* START *

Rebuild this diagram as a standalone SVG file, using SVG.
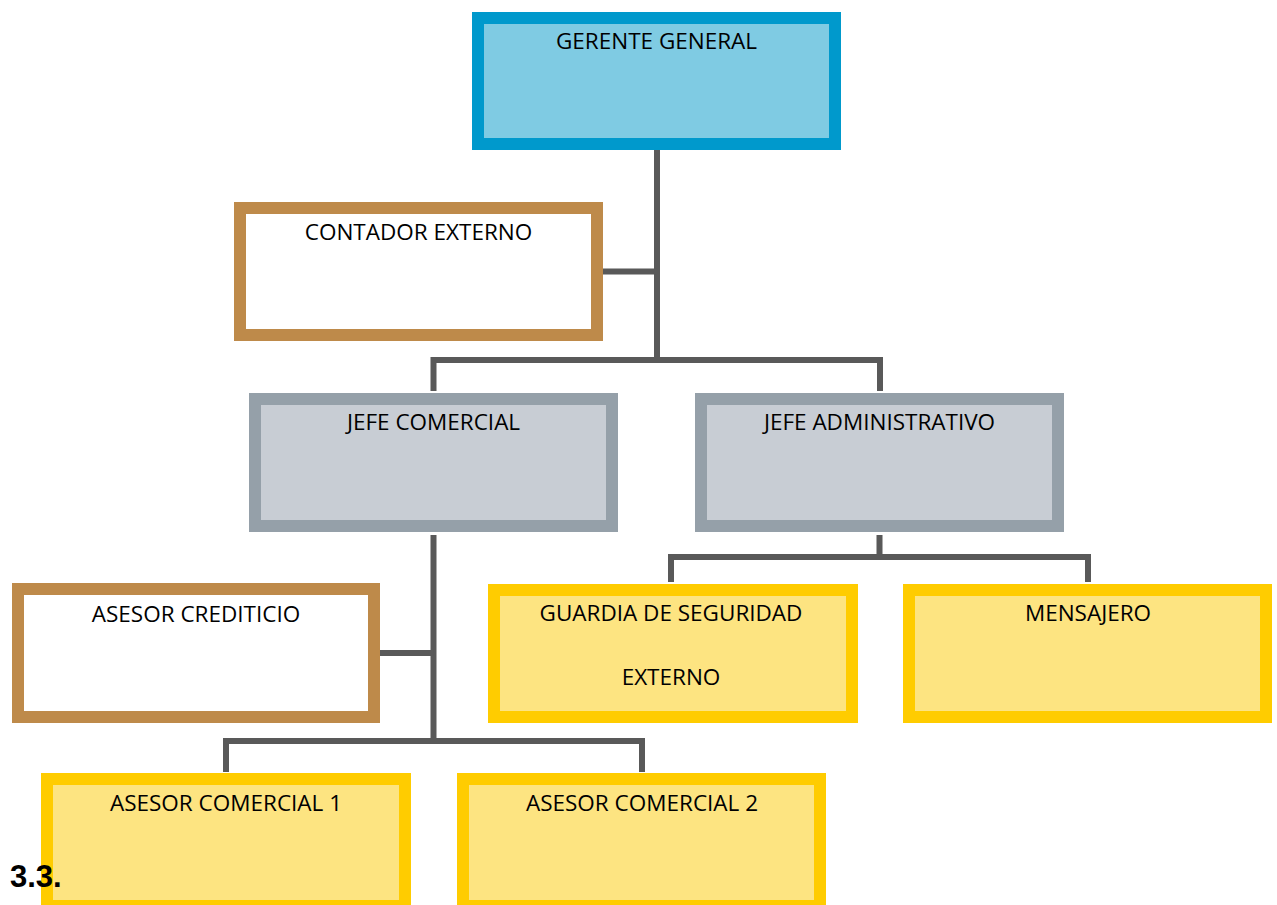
<svg xmlns="http://www.w3.org/2000/svg" width="1277" height="905" viewBox="0 0 1277 905">
<style>
.box{stroke-width:12}
.blue{fill:#7FCBE3;stroke:#0099CC}
.brown{fill:#FFFFFF;stroke:#BE8A4A}
.gray{fill:#C8CDD4;stroke:#95A0A9}
.yellow{fill:#FDE481;stroke:#FFCC00}
.lbl{font-family:"Open Sans","Liberation Sans",sans-serif;font-size:22.5px;fill:#000;text-anchor:middle}
.conn{fill:none;stroke:#595959;stroke-width:6}
</style>
<rect width="1277" height="905" fill="#FFFFFF"/>
<g id="connectors">
<path class="conn" d="M657 150V360"/>
<path class="conn" d="M603 271.5H657"/>
<path class="conn" d="M433.5 391V360H880V391"/>
<path class="conn" d="M433.5 535V741"/>
<path class="conn" d="M380 653H433.5"/>
<path class="conn" d="M226 772V741H642V772"/>
<path class="conn" d="M879.5 535V557H671V582M879.5 557H1088V582"/>
</g>
<g id="gerente"><rect class="box blue" x="478" y="18" width="357" height="126"/><text class="lbl" x="656.5" y="49">GERENTE GENERAL</text></g>
<g id="contador"><rect class="box brown" x="240" y="208" width="357" height="127"/><text class="lbl" x="418.5" y="240">CONTADOR EXTERNO</text></g>
<g id="jefe-comercial"><rect class="box gray" x="255" y="399" width="357" height="127"/><text class="lbl" x="433.5" y="430">JEFE COMERCIAL</text></g>
<g id="jefe-administrativo"><rect class="box gray" x="701" y="399" width="357" height="127"/><text class="lbl" x="879.5" y="430">JEFE ADMINISTRATIVO</text></g>
<g id="asesor-crediticio"><rect class="box brown" x="18" y="589" width="356" height="128"/><text class="lbl" x="196" y="622">ASESOR CREDITICIO</text></g>
<g id="guardia"><rect class="box yellow" x="494" y="590" width="358" height="127"/><text class="lbl" x="671" y="621">GUARDIA DE SEGURIDAD</text><text class="lbl" x="671" y="685">EXTERNO</text></g>
<g id="mensajero"><rect class="box yellow" x="909" y="590" width="357" height="127"/><text class="lbl" x="1088" y="621">MENSAJERO</text></g>
<g id="asesor-comercial-1"><rect class="box yellow" x="47" y="779" width="358" height="127"/><text class="lbl" x="226" y="811">ASESOR COMERCIAL 1</text></g>
<g id="asesor-comercial-2"><rect class="box yellow" x="463" y="779" width="357" height="127"/><text class="lbl" x="642" y="811">ASESOR COMERCIAL 2</text></g>
<text x="10" y="887" font-family="'Liberation Sans',Arial,sans-serif" font-size="31" font-weight="bold" fill="#000">3.3.</text>
</svg>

* END *

> **Exercise details**:
Copy out each line word for word, please, skipping the images.

> **Solution to this exercise**:
Rebuild this diagram as a standalone SVG file, using SVG.
<svg xmlns="http://www.w3.org/2000/svg" width="1277" height="905" viewBox="0 0 1277 905">
<style>
.box{stroke-width:12}
.blue{fill:#7FCBE3;stroke:#0099CC}
.brown{fill:#FFFFFF;stroke:#BE8A4A}
.gray{fill:#C8CDD4;stroke:#95A0A9}
.yellow{fill:#FDE481;stroke:#FFCC00}
.lbl{font-family:"Open Sans","Liberation Sans",sans-serif;font-size:22.5px;fill:#000;text-anchor:middle}
.conn{fill:none;stroke:#595959;stroke-width:6}
</style>
<rect width="1277" height="905" fill="#FFFFFF"/>
<g id="connectors">
<path class="conn" d="M657 150V360"/>
<path class="conn" d="M603 271.5H657"/>
<path class="conn" d="M433.5 391V360H880V391"/>
<path class="conn" d="M433.5 535V741"/>
<path class="conn" d="M380 653H433.5"/>
<path class="conn" d="M226 772V741H642V772"/>
<path class="conn" d="M879.5 535V557H671V582M879.5 557H1088V582"/>
</g>
<g id="gerente"><rect class="box blue" x="478" y="18" width="357" height="126"/><text class="lbl" x="656.5" y="49">GERENTE GENERAL</text></g>
<g id="contador"><rect class="box brown" x="240" y="208" width="357" height="127"/><text class="lbl" x="418.5" y="240">CONTADOR EXTERNO</text></g>
<g id="jefe-comercial"><rect class="box gray" x="255" y="399" width="357" height="127"/><text class="lbl" x="433.5" y="430">JEFE COMERCIAL</text></g>
<g id="jefe-administrativo"><rect class="box gray" x="701" y="399" width="357" height="127"/><text class="lbl" x="879.5" y="430">JEFE ADMINISTRATIVO</text></g>
<g id="asesor-crediticio"><rect class="box brown" x="18" y="589" width="356" height="128"/><text class="lbl" x="196" y="622">ASESOR CREDITICIO</text></g>
<g id="guardia"><rect class="box yellow" x="494" y="590" width="358" height="127"/><text class="lbl" x="671" y="621">GUARDIA DE SEGURIDAD</text><text class="lbl" x="671" y="685">EXTERNO</text></g>
<g id="mensajero"><rect class="box yellow" x="909" y="590" width="357" height="127"/><text class="lbl" x="1088" y="621">MENSAJERO</text></g>
<g id="asesor-comercial-1"><rect class="box yellow" x="47" y="779" width="358" height="127"/><text class="lbl" x="226" y="811">ASESOR COMERCIAL 1</text></g>
<g id="asesor-comercial-2"><rect class="box yellow" x="463" y="779" width="357" height="127"/><text class="lbl" x="642" y="811">ASESOR COMERCIAL 2</text></g>
<text x="10" y="887" font-family="'Liberation Sans',Arial,sans-serif" font-size="31" font-weight="bold" fill="#000">3.3.</text>
</svg>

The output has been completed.